Seniwaiti Ratu works for the Fiji Sugar Corporation and is a field coordinator for the Lautoka area.
According to a statement from FSC, Ms Ratu started her journey with FSC in October 2014 where she began on a roving three month probation, working in all the sectors within the Lautoka area.
It said in June 2015, she got confirmed as field assistant — a role that was more administrative in nature — and she worked in this role until early this year when she was promoted to field coordinator.
At the time of her promotion, Seni (as she is known at FSC) was the only female employee in the company’s field division.
“Working in an all-male environment was challenging at times, but I was passionate about my pursuit to be successful in this area,” she said.
Ms Ratu said she had always loved the outdoors as her family always had a backyard garden where they had a lot of different types of vegetables and she loved working in the garden after school and during her free time.
The Nadakuni, Waimaro, Naitasiri lass now calls Lautoka home, and has been a resident of the Sugar City since 2014.
She moved across from Suva to pursue work in the sugar industry and clearly she has enjoyed every single moment of living and working in the sugar belt.
“Agriculture was always my favourite subject in school and I developed a passion for planting and working with nature from a very young age,” she said.
Most young women her age would not venture out and pursue farming but this is what comes as second nature to Ms Ratu.
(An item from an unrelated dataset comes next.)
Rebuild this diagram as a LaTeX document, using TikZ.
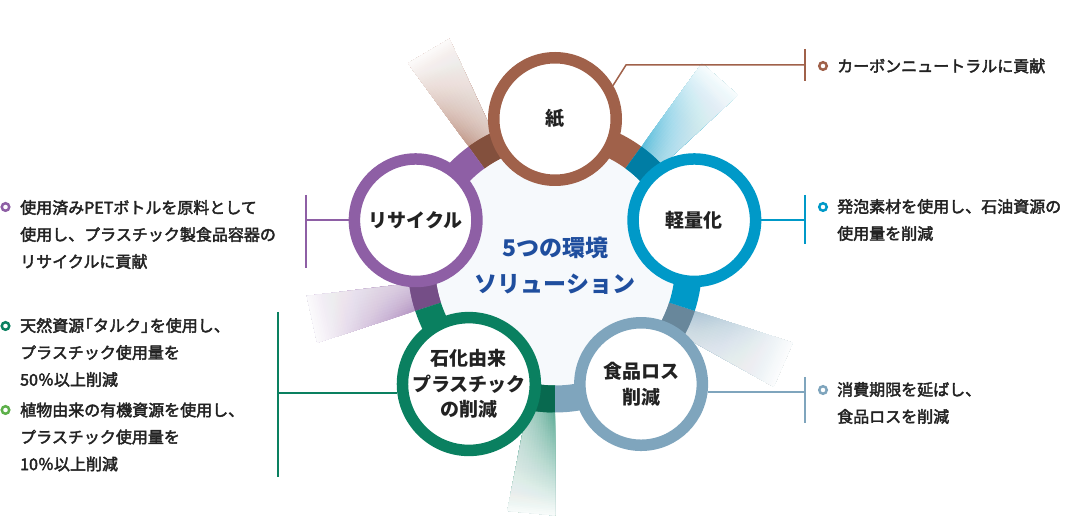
\documentclass[tikz,border=0pt]{standalone}
\usepackage{fontspec}
\setmainfont{Noto Sans CJK JP}
\newfontfamily\descfont{Noto Sans CJK JP}[FakeBold=2.5]
\usetikzlibrary{calc}
\definecolor{cBrown}{HTML}{A0614A}
\definecolor{cPurple}{HTML}{8E5FA5}
\definecolor{cBlue}{HTML}{0099C8}
\definecolor{cGray}{HTML}{7FA5BD}
\definecolor{cGreen}{HTML}{0A8060}
\definecolor{cLGreen}{HTML}{5DB04A}
\definecolor{cTitle}{HTML}{1F4E9E}
\definecolor{cInner}{HTML}{F6F9FC}
\definecolor{cText}{HTML}{222222}
\begin{document}
\begin{tikzpicture}[x=1pt,y=-1pt,
  ring/.style={circle, draw=#1, line width=11.5pt, fill=white, minimum size=122.5pt,
    inner sep=0pt, align=center, text=cText, font=\fontsize{19}{25.5}\selectfont\bfseries},
  conn/.style={draw=#1, line width=1.5pt},
  bullet/.style={circle, draw=#1, line width=2.5pt, minimum size=7.5pt, inner sep=0pt},
  desc/.style={anchor=west, inner sep=0pt, align=left, text=cText, font=\descfont\fontsize{16}{27}\selectfont},
]
\useasboundingbox (0,0) rectangle (1072,518);
\coordinate (c) at (555,265.5);

% fading rays: radial fade (painter's order) + lateral white veil
\foreach \ang/\col in {90/cBrown,162/cPurple,234/cGreen,306/cGray,18/cBlue}{
  \pgfmathsetmacro{\J}{-(\ang+36)}
  \pgfmathsetmacro{\F}{-(\ang+25)}
  \foreach \i in {0,...,59}{
    \pgfmathsetmacro{\ra}{147+\i*103/60}
    \pgfmathsetmacro{\p}{round(10*64*(1-0.96*(\i+0.5)/60))/10}
    \fill[\col!\p!white]
      ($(c)+(\F:\ra)$) -- ($(c)+(\F:250)$) -- ($(c)+(\J:250)$) -- ($(c)+(\J:\ra)$) -- cycle;
  }
  \foreach \k in {1,...,12}{
    \pgfmathsetmacro{\aa}{-(\ang+25+11*\k/13)}
    \fill[white, fill opacity=0.055]
      ($(c)+(\F:147)$) -- ($(c)+(\F:250)$) -- ($(c)+(\aa:250)$) -- ($(c)+(\aa:147)$) -- cycle;
  }
}

% inner disk and band
\fill[cInner] (c) circle[radius=120];
\foreach \ang/\col in {90/cBrown,162/cPurple,234/cGreen,306/cGray,18/cBlue}{
  \fill[\col] ($(c)+(-\ang+36:147)$) arc[start angle=-\ang+36, end angle=-\ang-36, radius=147]
    -- ($(c)+(-\ang-36:120)$) arc[start angle=-\ang-36, end angle=-\ang+36, radius=120] -- cycle;
  \fill[\col!82!black] ($(c)+(-\ang-25:147)$) arc[start angle=-\ang-25, end angle=-\ang-36, radius=147]
    -- ($(c)+(-\ang-36:120)$) arc[start angle=-\ang-36, end angle=-\ang-25, radius=120] -- cycle;
}

% circles
\node[ring=cBrown] (kami) at ($(c)+(-90:146.5)$) {紙};
\node[ring=cPurple] (recycle) at ($(c)+(-162:146.5)$) {リサイクル};
\node[ring=cGreen] (sekika) at ($(c)+(-234:146.5)$) {石化由来\\プラスチック\\の削減};
\node[ring=cGray] (shoku) at ($(c)+(-306:146.5)$) {食品ロス\\削減};
\node[ring=cBlue] (keiryo) at ($(c)+(-18:146.5)$) {軽量化};

\node[font=\fontsize{23}{36.5}\selectfont\bfseries, text=cTitle, align=center, inner sep=0pt] (title) at (c) {5つの環境\\ソリューション};

% connectors
\coordinate (kA) at (626,65); \coordinate (kB) at (805,65);
\coordinate (kT) at (805,49); \coordinate (kU) at (805,81);
\draw[conn=cBrown] (kami.30) -- (kA) -- (kB);
\draw[conn=cBrown] (kT) -- (kU);

\coordinate (eT) at (805,195); \coordinate (eU) at (805,244);
\draw[conn=cBlue] (keiryo.east) -- (keiryo.east -| eT);
\draw[conn=cBlue] (eT) -- (eU);

\coordinate (sT) at (805,377); \coordinate (sU) at (805,423);
\draw[conn=cGray] (shoku.-7) -- (shoku.-7 -| sT);
\draw[conn=cGray] (sT) -- (sU);

\coordinate (rT) at (306,195); \coordinate (rU) at (306,268);
\draw[conn=cPurple] (recycle.west) -- (recycle.west -| rT);
\draw[conn=cPurple] (rT) -- (rU);

\coordinate (gT) at (278,312); \coordinate (gU) at (278,477);
\draw[conn=cGreen] (sekika.187) -- (sekika.187 -| gT);
\draw[conn=cGreen] (gT) -- (gU);

% bullets
\node[bullet=cBrown] (b1) at (823,66) {};
\node[bullet=cBlue] (b2) at (823,207) {};
\node[bullet=cGray] (b3) at (823,390) {};
\node[bullet=cPurple] (b4) at (5.5,207) {};
\node[bullet=cGreen] (b5) at (5.5,326) {};
\node[bullet=cLGreen] (b6) at (5.5,410) {};

% descriptions
\node[desc] (t1) at (837,66) {カーボンニュートラルに貢献};
\node[desc] (t2) at (837,220) {発泡素材を使用し、石油資源の\\使用量を削減};
\node[desc] (t3) at (837,403) {消費期限を延ばし、\\食品ロスを削減};
\node[desc] (t4) at (20,234.5) {使用済みPETボトルを原料として\\使用し、プラスチック製食品容器の\\リサイクルに貢献};
\node[desc] (t5) at (20,352.5) {天然資源\kern-0.45em「タルク」\kern-0.45emを使用し、\\プラスチック使用量を\\50％以上削減};
\node[desc] (t6) at (20,437) {植物由来の有機資源を使用し、\\プラスチック使用量を\\10％以上削減};
\end{tikzpicture}
\end{document}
She looks after 673 sugarcane growers within the Lovu and Lautoka sectors with her biggest challenge being trying to get nil producing growers to start planting sugar cane again.
As a result of Ms Ratu’s encouragement and work with the farmers, growers who were not actively farming sugar cane for some time are slowly coming back.
“I like talking to farmers, I like to know how they are getting along and conducting their lives daily, this helps me understand their needs better, and it helps me in my job,” she said.
Ms Ratu now looks forward to growing in the field extension area within the FSC, while aiming to further her academic studies, to add on to her Diploma in Agriculture Studies that she holds.
According to FSC, the field extension division services the needs of sugarcane growers around Fiji.
Field extension offices are located within the cane belt, in the interior and rural areas where sugarcane planting is a major activity.